__What is required__
Stop at the line containing "yticks = [0, 2, 4, 6, 8, 10, 12]": write out every line from the beginning of the entries up to and including it, minus the pictures.

******

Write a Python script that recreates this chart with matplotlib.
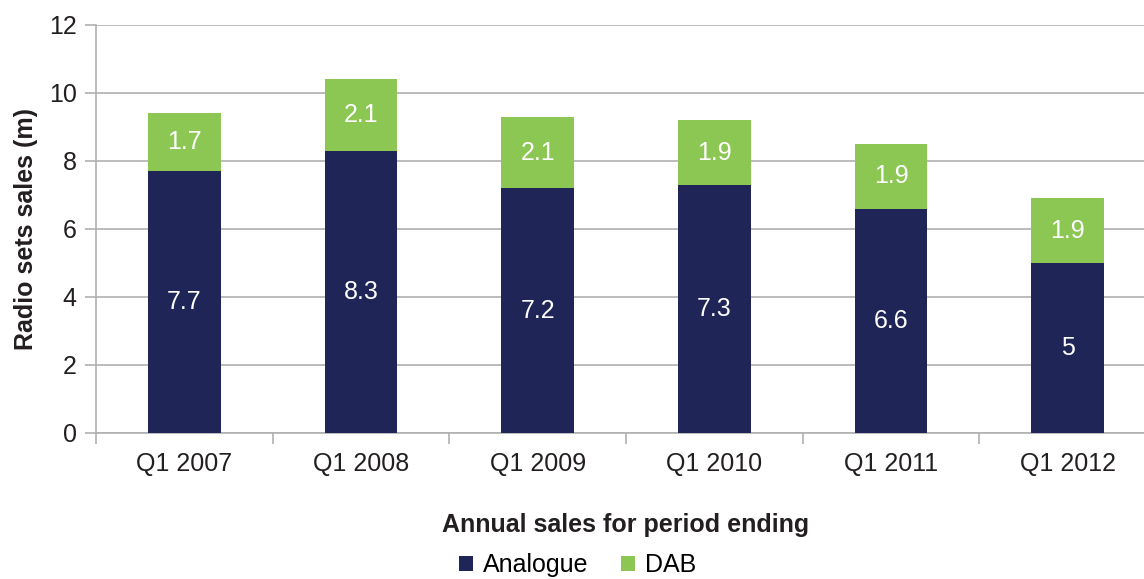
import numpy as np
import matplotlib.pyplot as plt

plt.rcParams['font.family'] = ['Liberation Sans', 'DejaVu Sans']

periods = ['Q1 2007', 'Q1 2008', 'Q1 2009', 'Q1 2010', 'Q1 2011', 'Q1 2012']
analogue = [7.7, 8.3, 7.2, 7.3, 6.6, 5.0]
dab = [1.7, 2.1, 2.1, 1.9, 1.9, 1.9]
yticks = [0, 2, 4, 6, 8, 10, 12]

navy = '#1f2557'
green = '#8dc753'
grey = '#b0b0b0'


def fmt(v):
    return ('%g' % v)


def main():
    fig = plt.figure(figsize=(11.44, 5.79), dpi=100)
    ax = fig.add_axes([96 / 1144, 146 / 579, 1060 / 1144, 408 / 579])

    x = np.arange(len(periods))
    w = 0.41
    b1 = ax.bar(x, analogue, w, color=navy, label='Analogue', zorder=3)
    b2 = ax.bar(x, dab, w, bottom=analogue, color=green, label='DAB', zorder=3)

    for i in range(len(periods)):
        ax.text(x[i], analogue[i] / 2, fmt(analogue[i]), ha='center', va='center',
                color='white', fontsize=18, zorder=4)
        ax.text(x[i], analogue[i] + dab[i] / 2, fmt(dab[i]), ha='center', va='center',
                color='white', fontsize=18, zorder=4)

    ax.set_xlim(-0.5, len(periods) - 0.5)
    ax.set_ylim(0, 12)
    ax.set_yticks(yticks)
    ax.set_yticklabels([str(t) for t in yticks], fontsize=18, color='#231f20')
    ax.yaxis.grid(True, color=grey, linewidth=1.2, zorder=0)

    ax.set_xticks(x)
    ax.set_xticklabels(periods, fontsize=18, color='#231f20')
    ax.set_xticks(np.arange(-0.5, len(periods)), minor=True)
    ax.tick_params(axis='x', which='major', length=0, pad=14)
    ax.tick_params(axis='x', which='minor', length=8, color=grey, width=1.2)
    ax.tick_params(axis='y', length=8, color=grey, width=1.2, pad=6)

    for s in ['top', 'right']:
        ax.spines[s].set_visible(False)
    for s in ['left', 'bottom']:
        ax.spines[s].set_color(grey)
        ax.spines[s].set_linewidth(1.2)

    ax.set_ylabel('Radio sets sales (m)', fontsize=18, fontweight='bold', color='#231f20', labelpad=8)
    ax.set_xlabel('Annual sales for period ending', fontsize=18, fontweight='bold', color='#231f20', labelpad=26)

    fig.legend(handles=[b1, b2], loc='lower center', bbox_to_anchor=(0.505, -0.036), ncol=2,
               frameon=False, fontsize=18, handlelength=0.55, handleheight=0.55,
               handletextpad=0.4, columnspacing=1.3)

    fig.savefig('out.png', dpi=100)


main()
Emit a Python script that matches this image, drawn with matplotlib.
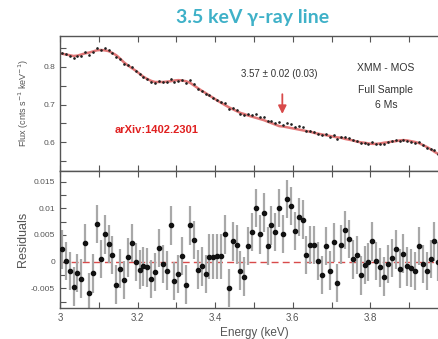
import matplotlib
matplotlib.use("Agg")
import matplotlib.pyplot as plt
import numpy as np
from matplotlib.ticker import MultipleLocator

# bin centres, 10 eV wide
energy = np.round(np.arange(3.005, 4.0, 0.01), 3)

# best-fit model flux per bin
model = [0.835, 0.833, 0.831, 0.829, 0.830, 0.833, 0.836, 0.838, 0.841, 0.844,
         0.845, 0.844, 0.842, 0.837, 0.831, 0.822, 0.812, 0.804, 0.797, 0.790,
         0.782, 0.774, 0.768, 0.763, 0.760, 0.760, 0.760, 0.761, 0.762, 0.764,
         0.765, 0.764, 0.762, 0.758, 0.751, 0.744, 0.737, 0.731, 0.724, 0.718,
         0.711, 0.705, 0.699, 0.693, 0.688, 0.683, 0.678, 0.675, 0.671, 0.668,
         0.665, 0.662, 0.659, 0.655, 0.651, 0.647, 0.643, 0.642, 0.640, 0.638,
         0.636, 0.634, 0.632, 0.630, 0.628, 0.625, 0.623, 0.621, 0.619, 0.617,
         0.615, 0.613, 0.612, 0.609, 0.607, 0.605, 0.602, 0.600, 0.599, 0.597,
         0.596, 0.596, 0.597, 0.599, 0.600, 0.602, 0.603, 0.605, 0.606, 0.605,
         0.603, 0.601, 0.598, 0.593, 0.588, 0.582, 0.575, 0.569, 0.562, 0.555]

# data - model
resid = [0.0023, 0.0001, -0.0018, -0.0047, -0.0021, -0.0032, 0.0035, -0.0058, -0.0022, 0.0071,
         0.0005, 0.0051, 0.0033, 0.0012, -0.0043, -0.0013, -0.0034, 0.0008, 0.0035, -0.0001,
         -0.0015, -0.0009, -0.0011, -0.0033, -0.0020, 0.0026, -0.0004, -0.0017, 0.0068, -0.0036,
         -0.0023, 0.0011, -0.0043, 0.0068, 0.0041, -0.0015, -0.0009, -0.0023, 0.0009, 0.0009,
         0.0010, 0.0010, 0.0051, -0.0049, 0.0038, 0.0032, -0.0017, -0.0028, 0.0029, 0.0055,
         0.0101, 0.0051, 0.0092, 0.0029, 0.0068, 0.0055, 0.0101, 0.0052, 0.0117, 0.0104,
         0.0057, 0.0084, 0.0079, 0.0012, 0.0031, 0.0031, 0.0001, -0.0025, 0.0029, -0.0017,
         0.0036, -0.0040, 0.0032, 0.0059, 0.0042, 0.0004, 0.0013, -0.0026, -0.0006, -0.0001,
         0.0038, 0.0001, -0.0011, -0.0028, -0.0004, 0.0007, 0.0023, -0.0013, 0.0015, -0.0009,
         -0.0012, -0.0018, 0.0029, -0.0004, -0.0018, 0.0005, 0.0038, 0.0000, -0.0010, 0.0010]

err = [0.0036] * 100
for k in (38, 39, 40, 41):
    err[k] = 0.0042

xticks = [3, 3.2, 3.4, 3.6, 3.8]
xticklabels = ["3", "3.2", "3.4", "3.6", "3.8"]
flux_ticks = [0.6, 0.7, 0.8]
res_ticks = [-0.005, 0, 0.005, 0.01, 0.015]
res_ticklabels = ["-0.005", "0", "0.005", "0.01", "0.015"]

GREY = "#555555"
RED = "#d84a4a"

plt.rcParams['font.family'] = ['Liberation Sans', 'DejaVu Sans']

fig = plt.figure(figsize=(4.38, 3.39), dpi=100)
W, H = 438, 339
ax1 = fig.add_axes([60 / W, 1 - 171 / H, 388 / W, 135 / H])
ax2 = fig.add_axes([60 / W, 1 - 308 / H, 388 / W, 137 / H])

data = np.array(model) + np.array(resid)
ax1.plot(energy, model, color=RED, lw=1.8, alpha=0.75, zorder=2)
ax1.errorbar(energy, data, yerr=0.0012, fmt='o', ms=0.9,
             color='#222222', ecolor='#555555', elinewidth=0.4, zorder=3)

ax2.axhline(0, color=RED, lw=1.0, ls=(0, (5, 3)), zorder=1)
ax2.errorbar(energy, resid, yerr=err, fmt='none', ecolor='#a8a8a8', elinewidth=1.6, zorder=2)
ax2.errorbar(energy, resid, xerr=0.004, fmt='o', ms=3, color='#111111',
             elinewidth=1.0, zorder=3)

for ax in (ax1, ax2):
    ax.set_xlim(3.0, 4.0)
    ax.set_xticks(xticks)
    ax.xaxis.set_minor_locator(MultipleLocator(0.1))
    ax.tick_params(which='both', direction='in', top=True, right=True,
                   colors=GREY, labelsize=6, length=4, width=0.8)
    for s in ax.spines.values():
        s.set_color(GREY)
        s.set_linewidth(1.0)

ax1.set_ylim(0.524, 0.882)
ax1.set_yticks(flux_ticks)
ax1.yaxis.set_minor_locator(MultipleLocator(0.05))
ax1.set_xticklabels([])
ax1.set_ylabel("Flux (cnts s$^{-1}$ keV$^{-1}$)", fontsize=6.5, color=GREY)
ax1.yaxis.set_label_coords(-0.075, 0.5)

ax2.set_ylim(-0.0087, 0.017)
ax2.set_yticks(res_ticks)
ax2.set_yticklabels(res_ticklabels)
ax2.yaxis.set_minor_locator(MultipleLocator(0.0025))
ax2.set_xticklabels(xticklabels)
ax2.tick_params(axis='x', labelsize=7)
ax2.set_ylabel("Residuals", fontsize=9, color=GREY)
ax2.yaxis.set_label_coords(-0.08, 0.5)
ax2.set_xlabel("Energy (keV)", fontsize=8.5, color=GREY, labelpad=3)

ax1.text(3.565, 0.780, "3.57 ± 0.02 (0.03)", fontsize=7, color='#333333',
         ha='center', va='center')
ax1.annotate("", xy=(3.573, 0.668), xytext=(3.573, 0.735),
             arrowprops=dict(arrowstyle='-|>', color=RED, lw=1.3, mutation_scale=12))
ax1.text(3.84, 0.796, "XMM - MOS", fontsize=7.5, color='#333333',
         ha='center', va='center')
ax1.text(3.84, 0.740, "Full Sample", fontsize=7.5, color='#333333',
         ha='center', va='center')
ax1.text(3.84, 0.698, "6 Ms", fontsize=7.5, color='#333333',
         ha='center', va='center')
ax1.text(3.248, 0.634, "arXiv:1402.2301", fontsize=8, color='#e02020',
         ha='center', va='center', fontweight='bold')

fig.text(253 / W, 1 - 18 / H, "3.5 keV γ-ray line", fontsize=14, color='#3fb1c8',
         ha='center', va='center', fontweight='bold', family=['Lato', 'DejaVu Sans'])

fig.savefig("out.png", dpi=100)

******

__Result of this exercise__
Write a Python script that recreates this chart with matplotlib.
import numpy as np
import matplotlib.pyplot as plt

plt.rcParams['font.family'] = ['Liberation Sans', 'DejaVu Sans']

periods = ['Q1 2007', 'Q1 2008', 'Q1 2009', 'Q1 2010', 'Q1 2011', 'Q1 2012']
analogue = [7.7, 8.3, 7.2, 7.3, 6.6, 5.0]
dab = [1.7, 2.1, 2.1, 1.9, 1.9, 1.9]
yticks = [0, 2, 4, 6, 8, 10, 12]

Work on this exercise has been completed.